▶ _Short problem_: Copy the listing below in full and skip every picture.

▶ _Given material_:

==================================================

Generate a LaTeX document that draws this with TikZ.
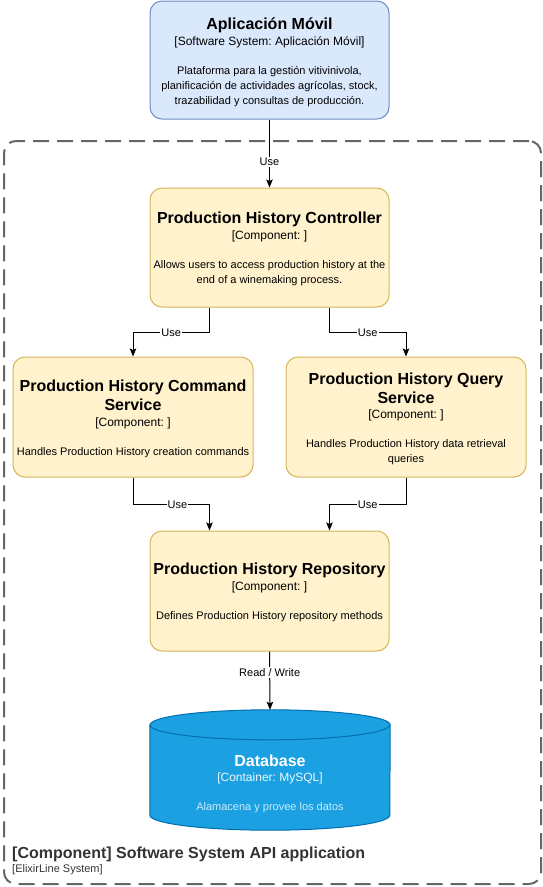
\documentclass[tikz,border=0pt]{standalone}
\usepackage{fontspec}
\setmainfont{Liberation Sans}
\usetikzlibrary{arrows.meta}
\definecolor{bluefill}{HTML}{DAE8FC}
\definecolor{bluedraw}{HTML}{6C8EBF}
\definecolor{yelfill}{HTML}{FFF2CC}
\definecolor{yeldraw}{HTML}{D6B656}
\definecolor{dbfill}{HTML}{1BA1E2}
\definecolor{dbdraw}{HTML}{006EAF}
\definecolor{bnddraw}{HTML}{666666}
\definecolor{bndtext}{HTML}{333333}
\frenchspacing
\begin{document}
\frenchspacing
\begin{tikzpicture}[x=1pt,y=-1pt,
  box/.style={draw=yeldraw,fill=yelfill,rounded corners=12pt,line width=1pt,minimum width=239pt,minimum height=119pt,inner sep=0pt},
  ttl/.style={anchor=base,inner sep=0pt,font=\fontsize{16}{19}\selectfont\bfseries},
  sub/.style={anchor=base,inner sep=0pt,font=\fontsize{12}{14}\selectfont},
  dsc/.style={anchor=base,inner sep=0pt,font=\fontsize{11}{13}\selectfont},
  arr/.style={draw=black,line width=1pt,-{Stealth[length=8pt,width=6.5pt,inset=1.5pt]}},
  lbl/.style={fill=white,inner sep=1pt,font=\fontsize{11}{13}\selectfont}]
\useasboundingbox (0,0) rectangle (543,887);
% boundary
\node[draw=bnddraw,line width=2pt,dash pattern=on 16pt off 8pt,rounded corners=12pt,minimum width=537pt,minimum height=743pt,inner sep=0pt] (sys) at (272.5,512.5) {};
\node[anchor=base west,inner sep=0pt,text=bndtext,font=\fontsize{16}{19}\selectfont\bfseries] (sysT) at (12,858.5) {[Component] Software System API application};
\node[anchor=base west,inner sep=0pt,text=bndtext,font=\fontsize{11}{13}\selectfont] (sysS) at (12,872) {[ElixirLine System]};
% mobile
\node[box,draw=bluedraw,fill=bluefill,minimum height=118pt] (mob) at (269.5,60) {};
\node[ttl] (mobT) at (269.5,29.5) {Aplicación Móvil};
\node[sub] (mobS) at (269.5,45) {[Software System: Aplicación Móvil]};
\node[dsc] (mobD1) at (269.5,74) {Plataforma para la gestión vitivinivola,};
\node[dsc] (mobD2) at (269.5,89) {planificación de actividades agrícolas, stock,};
\node[dsc] (mobD3) at (269.5,104) {trazabilidad y consultas de producción.};
% controller
\node[box] (ctrl) at (269.5,247.5) {};
\node[ttl] (ctrlT) at (269.5,223.5) {Production History Controller};
\node[sub] (ctrlS) at (269.5,239) {[Component: ]};
\node[dsc] (ctrlD1) at (269.5,268) {Allows users to access production history at the};
\node[dsc] (ctrlD2) at (269.5,283) {end of a winemaking process.};
% command
\node[box,minimum width=240pt,minimum height=120pt] (cmd) at (133,417) {};
\node[ttl] (cmdT1) at (133,391.5) {Production History Command};
\node[ttl] (cmdT2) at (133,410.5) {Service};
\node[sub] (cmdS) at (133,426) {[Component: ]};
\node[dsc] (cmdD) at (133,455) {Handles Production History creation commands};
% query
\node[box,minimum width=240pt,minimum height=120pt] (qry) at (406,417) {};
\node[ttl] (qryT1) at (406,384.5) {Production History Query};
\node[ttl] (qryT2) at (406,403.5) {Service};
\node[sub] (qryS) at (406,418) {[Component: ]};
\node[dsc] (qryD1) at (406,447) {Handles Production History data retrieval};
\node[dsc] (qryD2) at (406,462) {queries};
% repository
\node[box,minimum height=120pt] (repo) at (269.5,591) {};
\node[ttl] (repoT) at (269.5,574.5) {Production History Repository};
\node[sub] (repoS) at (269.5,590) {[Component: ]};
\node[dsc] (repoD) at (269.5,619) {Defines Production History repository methods};
% database
\node[minimum width=240pt,minimum height=120pt,inner sep=0pt] (db) at (270,770) {};
\path[draw=dbdraw,fill=dbfill,line width=1pt] ([yshift=-15pt]db.north west) -- ([yshift=15pt]db.south west)
  arc[start angle=180,end angle=360,x radius=120pt,y radius=15pt] -- ([yshift=-15pt]db.north east)
  arc[start angle=0,end angle=180,x radius=120pt,y radius=15pt] -- cycle;
\draw[dbdraw,line width=1pt] ([yshift=-15pt]db.north west) arc[start angle=180,end angle=360,x radius=120pt,y radius=15pt];
\node[ttl,text=white] (dbT) at (270,766.5) {Database};
\node[sub,text=white!92!dbfill] (dbS) at (270,781) {[Container: MySQL]};
\node[dsc,text=white!78!dbfill] (dbD) at (270,810) {Alamacena y provee los datos};
% connectors
\draw[arr] (mob.south) -- node[lbl,pos=0.62]{Use} (ctrl.north);
\draw[arr] ([xshift=-60pt]ctrl.south) -- ++(0,25) -| node[lbl,pos=0.25]{Use} (cmd.north);
\draw[arr] ([xshift=60pt]ctrl.south) -- ++(0,25) -| node[lbl,pos=0.25]{Use} (qry.north);
\draw[arr] (cmd.south) -- ++(0,27) -| node[lbl,pos=0.29]{Use} ([xshift=-60pt]repo.north);
\draw[arr] (qry.south) -- ++(0,27) -| node[lbl,pos=0.25]{Use} ([xshift=60pt]repo.north);
\draw[arr] (repo.south) -- node[lbl,pos=0.36]{Read / Write} (db.north);
\end{tikzpicture}
\end{document}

==================================================

▶ _Response below_:
Generate a LaTeX document that draws this with TikZ.
\documentclass[tikz,border=0pt]{standalone}
\usepackage{fontspec}
\setmainfont{Liberation Sans}
\usetikzlibrary{arrows.meta}
\definecolor{bluefill}{HTML}{DAE8FC}
\definecolor{bluedraw}{HTML}{6C8EBF}
\definecolor{yelfill}{HTML}{FFF2CC}
\definecolor{yeldraw}{HTML}{D6B656}
\definecolor{dbfill}{HTML}{1BA1E2}
\definecolor{dbdraw}{HTML}{006EAF}
\definecolor{bnddraw}{HTML}{666666}
\definecolor{bndtext}{HTML}{333333}
\frenchspacing
\begin{document}
\frenchspacing
\begin{tikzpicture}[x=1pt,y=-1pt,
  box/.style={draw=yeldraw,fill=yelfill,rounded corners=12pt,line width=1pt,minimum width=239pt,minimum height=119pt,inner sep=0pt},
  ttl/.style={anchor=base,inner sep=0pt,font=\fontsize{16}{19}\selectfont\bfseries},
  sub/.style={anchor=base,inner sep=0pt,font=\fontsize{12}{14}\selectfont},
  dsc/.style={anchor=base,inner sep=0pt,font=\fontsize{11}{13}\selectfont},
  arr/.style={draw=black,line width=1pt,-{Stealth[length=8pt,width=6.5pt,inset=1.5pt]}},
  lbl/.style={fill=white,inner sep=1pt,font=\fontsize{11}{13}\selectfont}]
\useasboundingbox (0,0) rectangle (543,887);
% boundary
\node[draw=bnddraw,line width=2pt,dash pattern=on 16pt off 8pt,rounded corners=12pt,minimum width=537pt,minimum height=743pt,inner sep=0pt] (sys) at (272.5,512.5) {};
\node[anchor=base west,inner sep=0pt,text=bndtext,font=\fontsize{16}{19}\selectfont\bfseries] (sysT) at (12,858.5) {[Component] Software System API application};
\node[anchor=base west,inner sep=0pt,text=bndtext,font=\fontsize{11}{13}\selectfont] (sysS) at (12,872) {[ElixirLine System]};
% mobile
\node[box,draw=bluedraw,fill=bluefill,minimum height=118pt] (mob) at (269.5,60) {};
\node[ttl] (mobT) at (269.5,29.5) {Aplicación Móvil};
\node[sub] (mobS) at (269.5,45) {[Software System: Aplicación Móvil]};
\node[dsc] (mobD1) at (269.5,74) {Plataforma para la gestión vitivinivola,};
\node[dsc] (mobD2) at (269.5,89) {planificación de actividades agrícolas, stock,};
\node[dsc] (mobD3) at (269.5,104) {trazabilidad y consultas de producción.};
% controller
\node[box] (ctrl) at (269.5,247.5) {};
\node[ttl] (ctrlT) at (269.5,223.5) {Production History Controller};
\node[sub] (ctrlS) at (269.5,239) {[Component: ]};
\node[dsc] (ctrlD1) at (269.5,268) {Allows users to access production history at the};
\node[dsc] (ctrlD2) at (269.5,283) {end of a winemaking process.};
% command
\node[box,minimum width=240pt,minimum height=120pt] (cmd) at (133,417) {};
\node[ttl] (cmdT1) at (133,391.5) {Production History Command};
\node[ttl] (cmdT2) at (133,410.5) {Service};
\node[sub] (cmdS) at (133,426) {[Component: ]};
\node[dsc] (cmdD) at (133,455) {Handles Production History creation commands};
% query
\node[box,minimum width=240pt,minimum height=120pt] (qry) at (406,417) {};
\node[ttl] (qryT1) at (406,384.5) {Production History Query};
\node[ttl] (qryT2) at (406,403.5) {Service};
\node[sub] (qryS) at (406,418) {[Component: ]};
\node[dsc] (qryD1) at (406,447) {Handles Production History data retrieval};
\node[dsc] (qryD2) at (406,462) {queries};
% repository
\node[box,minimum height=120pt] (repo) at (269.5,591) {};
\node[ttl] (repoT) at (269.5,574.5) {Production History Repository};
\node[sub] (repoS) at (269.5,590) {[Component: ]};
\node[dsc] (repoD) at (269.5,619) {Defines Production History repository methods};
% database
\node[minimum width=240pt,minimum height=120pt,inner sep=0pt] (db) at (270,770) {};
\path[draw=dbdraw,fill=dbfill,line width=1pt] ([yshift=-15pt]db.north west) -- ([yshift=15pt]db.south west)
  arc[start angle=180,end angle=360,x radius=120pt,y radius=15pt] -- ([yshift=-15pt]db.north east)
  arc[start angle=0,end angle=180,x radius=120pt,y radius=15pt] -- cycle;
\draw[dbdraw,line width=1pt] ([yshift=-15pt]db.north west) arc[start angle=180,end angle=360,x radius=120pt,y radius=15pt];
\node[ttl,text=white] (dbT) at (270,766.5) {Database};
\node[sub,text=white!92!dbfill] (dbS) at (270,781) {[Container: MySQL]};
\node[dsc,text=white!78!dbfill] (dbD) at (270,810) {Alamacena y provee los datos};
% connectors
\draw[arr] (mob.south) -- node[lbl,pos=0.62]{Use} (ctrl.north);
\draw[arr] ([xshift=-60pt]ctrl.south) -- ++(0,25) -| node[lbl,pos=0.25]{Use} (cmd.north);
\draw[arr] ([xshift=60pt]ctrl.south) -- ++(0,25) -| node[lbl,pos=0.25]{Use} (qry.north);
\draw[arr] (cmd.south) -- ++(0,27) -| node[lbl,pos=0.29]{Use} ([xshift=-60pt]repo.north);
\draw[arr] (qry.south) -- ++(0,27) -| node[lbl,pos=0.25]{Use} ([xshift=60pt]repo.north);
\draw[arr] (repo.south) -- node[lbl,pos=0.36]{Read / Write} (db.north);
\end{tikzpicture}
\end{document}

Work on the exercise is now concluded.